## Task statement
Give all the lines below again, exactly, with no pictures.

## Supplied information
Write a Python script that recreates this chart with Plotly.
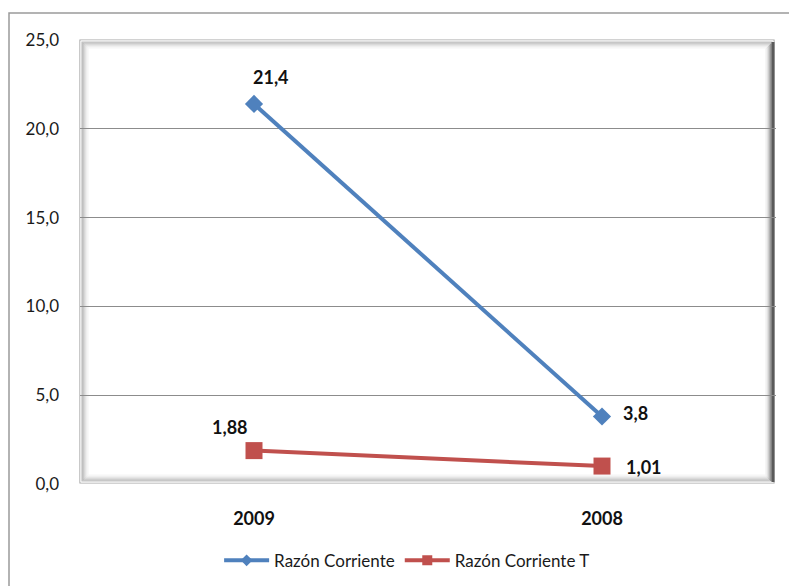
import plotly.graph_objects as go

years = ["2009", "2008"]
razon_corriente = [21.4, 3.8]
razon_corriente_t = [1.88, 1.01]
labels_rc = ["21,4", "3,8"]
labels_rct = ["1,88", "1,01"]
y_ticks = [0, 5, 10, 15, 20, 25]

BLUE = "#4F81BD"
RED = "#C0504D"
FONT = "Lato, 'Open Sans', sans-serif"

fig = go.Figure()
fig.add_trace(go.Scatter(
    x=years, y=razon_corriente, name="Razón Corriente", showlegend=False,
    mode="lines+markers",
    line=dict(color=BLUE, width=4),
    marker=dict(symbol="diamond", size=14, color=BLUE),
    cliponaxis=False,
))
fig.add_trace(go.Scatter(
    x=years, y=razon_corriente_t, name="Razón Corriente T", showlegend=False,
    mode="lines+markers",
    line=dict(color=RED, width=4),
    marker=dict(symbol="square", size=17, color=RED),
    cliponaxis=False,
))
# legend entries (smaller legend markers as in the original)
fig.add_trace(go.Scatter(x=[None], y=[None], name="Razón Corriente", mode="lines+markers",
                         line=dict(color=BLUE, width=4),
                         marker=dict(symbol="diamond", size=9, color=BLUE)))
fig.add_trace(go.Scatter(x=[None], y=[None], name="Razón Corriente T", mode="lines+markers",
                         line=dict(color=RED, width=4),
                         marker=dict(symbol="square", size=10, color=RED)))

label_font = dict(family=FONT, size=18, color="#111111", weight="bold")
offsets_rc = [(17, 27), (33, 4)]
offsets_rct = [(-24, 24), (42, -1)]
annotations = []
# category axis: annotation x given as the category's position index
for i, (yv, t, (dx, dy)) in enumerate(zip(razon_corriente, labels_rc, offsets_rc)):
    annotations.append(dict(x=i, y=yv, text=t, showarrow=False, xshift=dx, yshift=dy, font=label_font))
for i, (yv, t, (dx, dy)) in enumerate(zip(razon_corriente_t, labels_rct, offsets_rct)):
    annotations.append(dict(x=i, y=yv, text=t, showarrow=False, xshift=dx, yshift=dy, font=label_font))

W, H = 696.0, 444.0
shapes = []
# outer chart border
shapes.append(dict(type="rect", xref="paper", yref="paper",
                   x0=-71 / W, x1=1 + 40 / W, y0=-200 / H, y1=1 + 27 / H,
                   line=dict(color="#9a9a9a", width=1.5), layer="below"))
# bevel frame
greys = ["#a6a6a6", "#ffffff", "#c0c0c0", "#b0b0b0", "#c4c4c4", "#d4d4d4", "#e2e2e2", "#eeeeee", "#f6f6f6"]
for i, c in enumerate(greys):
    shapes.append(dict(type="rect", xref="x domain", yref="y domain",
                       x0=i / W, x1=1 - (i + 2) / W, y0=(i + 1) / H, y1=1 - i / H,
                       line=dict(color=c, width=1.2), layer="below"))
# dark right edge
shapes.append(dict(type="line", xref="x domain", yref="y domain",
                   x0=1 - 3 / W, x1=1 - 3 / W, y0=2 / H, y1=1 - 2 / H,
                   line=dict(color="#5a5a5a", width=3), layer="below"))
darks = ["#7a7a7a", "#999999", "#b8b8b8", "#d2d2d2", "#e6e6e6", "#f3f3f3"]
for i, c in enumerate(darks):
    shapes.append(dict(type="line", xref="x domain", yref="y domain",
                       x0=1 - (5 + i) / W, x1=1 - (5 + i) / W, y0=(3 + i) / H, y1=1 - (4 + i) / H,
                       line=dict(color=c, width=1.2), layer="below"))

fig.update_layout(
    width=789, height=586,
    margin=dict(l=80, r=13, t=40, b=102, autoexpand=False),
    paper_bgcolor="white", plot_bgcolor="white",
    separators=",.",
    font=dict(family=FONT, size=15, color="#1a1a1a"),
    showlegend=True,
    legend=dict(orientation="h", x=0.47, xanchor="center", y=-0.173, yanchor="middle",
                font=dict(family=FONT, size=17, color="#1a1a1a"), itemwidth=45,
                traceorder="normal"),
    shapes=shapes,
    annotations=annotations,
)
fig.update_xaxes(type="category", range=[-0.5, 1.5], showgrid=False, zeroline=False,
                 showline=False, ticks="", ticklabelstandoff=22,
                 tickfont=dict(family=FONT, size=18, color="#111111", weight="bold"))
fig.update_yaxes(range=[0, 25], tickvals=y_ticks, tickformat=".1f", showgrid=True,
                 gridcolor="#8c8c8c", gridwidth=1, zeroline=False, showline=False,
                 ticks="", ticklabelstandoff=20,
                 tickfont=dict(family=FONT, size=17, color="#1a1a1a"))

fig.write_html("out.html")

## Solution to the exercise
Write a Python script that recreates this chart with Plotly.
import plotly.graph_objects as go

years = ["2009", "2008"]
razon_corriente = [21.4, 3.8]
razon_corriente_t = [1.88, 1.01]
labels_rc = ["21,4", "3,8"]
labels_rct = ["1,88", "1,01"]
y_ticks = [0, 5, 10, 15, 20, 25]

BLUE = "#4F81BD"
RED = "#C0504D"
FONT = "Lato, 'Open Sans', sans-serif"

fig = go.Figure()
fig.add_trace(go.Scatter(
    x=years, y=razon_corriente, name="Razón Corriente", showlegend=False,
    mode="lines+markers",
    line=dict(color=BLUE, width=4),
    marker=dict(symbol="diamond", size=14, color=BLUE),
    cliponaxis=False,
))
fig.add_trace(go.Scatter(
    x=years, y=razon_corriente_t, name="Razón Corriente T", showlegend=False,
    mode="lines+markers",
    line=dict(color=RED, width=4),
    marker=dict(symbol="square", size=17, color=RED),
    cliponaxis=False,
))
# legend entries (smaller legend markers as in the original)
fig.add_trace(go.Scatter(x=[None], y=[None], name="Razón Corriente", mode="lines+markers",
                         line=dict(color=BLUE, width=4),
                         marker=dict(symbol="diamond", size=9, color=BLUE)))
fig.add_trace(go.Scatter(x=[None], y=[None], name="Razón Corriente T", mode="lines+markers",
                         line=dict(color=RED, width=4),
                         marker=dict(symbol="square", size=10, color=RED)))

label_font = dict(family=FONT, size=18, color="#111111", weight="bold")
offsets_rc = [(17, 27), (33, 4)]
offsets_rct = [(-24, 24), (42, -1)]
annotations = []
# category axis: annotation x given as the category's position index
for i, (yv, t, (dx, dy)) in enumerate(zip(razon_corriente, labels_rc, offsets_rc)):
    annotations.append(dict(x=i, y=yv, text=t, showarrow=False, xshift=dx, yshift=dy, font=label_font))
for i, (yv, t, (dx, dy)) in enumerate(zip(razon_corriente_t, labels_rct, offsets_rct)):
    annotations.append(dict(x=i, y=yv, text=t, showarrow=False, xshift=dx, yshift=dy, font=label_font))

W, H = 696.0, 444.0
shapes = []
# outer chart border
shapes.append(dict(type="rect", xref="paper", yref="paper",
                   x0=-71 / W, x1=1 + 40 / W, y0=-200 / H, y1=1 + 27 / H,
                   line=dict(color="#9a9a9a", width=1.5), layer="below"))
# bevel frame
greys = ["#a6a6a6", "#ffffff", "#c0c0c0", "#b0b0b0", "#c4c4c4", "#d4d4d4", "#e2e2e2", "#eeeeee", "#f6f6f6"]
for i, c in enumerate(greys):
    shapes.append(dict(type="rect", xref="x domain", yref="y domain",
                       x0=i / W, x1=1 - (i + 2) / W, y0=(i + 1) / H, y1=1 - i / H,
                       line=dict(color=c, width=1.2), layer="below"))
# dark right edge
shapes.append(dict(type="line", xref="x domain", yref="y domain",
                   x0=1 - 3 / W, x1=1 - 3 / W, y0=2 / H, y1=1 - 2 / H,
                   line=dict(color="#5a5a5a", width=3), layer="below"))
darks = ["#7a7a7a", "#999999", "#b8b8b8", "#d2d2d2", "#e6e6e6", "#f3f3f3"]
for i, c in enumerate(darks):
    shapes.append(dict(type="line", xref="x domain", yref="y domain",
                       x0=1 - (5 + i) / W, x1=1 - (5 + i) / W, y0=(3 + i) / H, y1=1 - (4 + i) / H,
                       line=dict(color=c, width=1.2), layer="below"))

fig.update_layout(
    width=789, height=586,
    margin=dict(l=80, r=13, t=40, b=102, autoexpand=False),
    paper_bgcolor="white", plot_bgcolor="white",
    separators=",.",
    font=dict(family=FONT, size=15, color="#1a1a1a"),
    showlegend=True,
    legend=dict(orientation="h", x=0.47, xanchor="center", y=-0.173, yanchor="middle",
                font=dict(family=FONT, size=17, color="#1a1a1a"), itemwidth=45,
                traceorder="normal"),
    shapes=shapes,
    annotations=annotations,
)
fig.update_xaxes(type="category", range=[-0.5, 1.5], showgrid=False, zeroline=False,
                 showline=False, ticks="", ticklabelstandoff=22,
                 tickfont=dict(family=FONT, size=18, color="#111111", weight="bold"))
fig.update_yaxes(range=[0, 25], tickvals=y_ticks, tickformat=".1f", showgrid=True,
                 gridcolor="#8c8c8c", gridwidth=1, zeroline=False, showline=False,
                 ticks="", ticklabelstandoff=20,
                 tickfont=dict(family=FONT, size=17, color="#1a1a1a"))

fig.write_html("out.html")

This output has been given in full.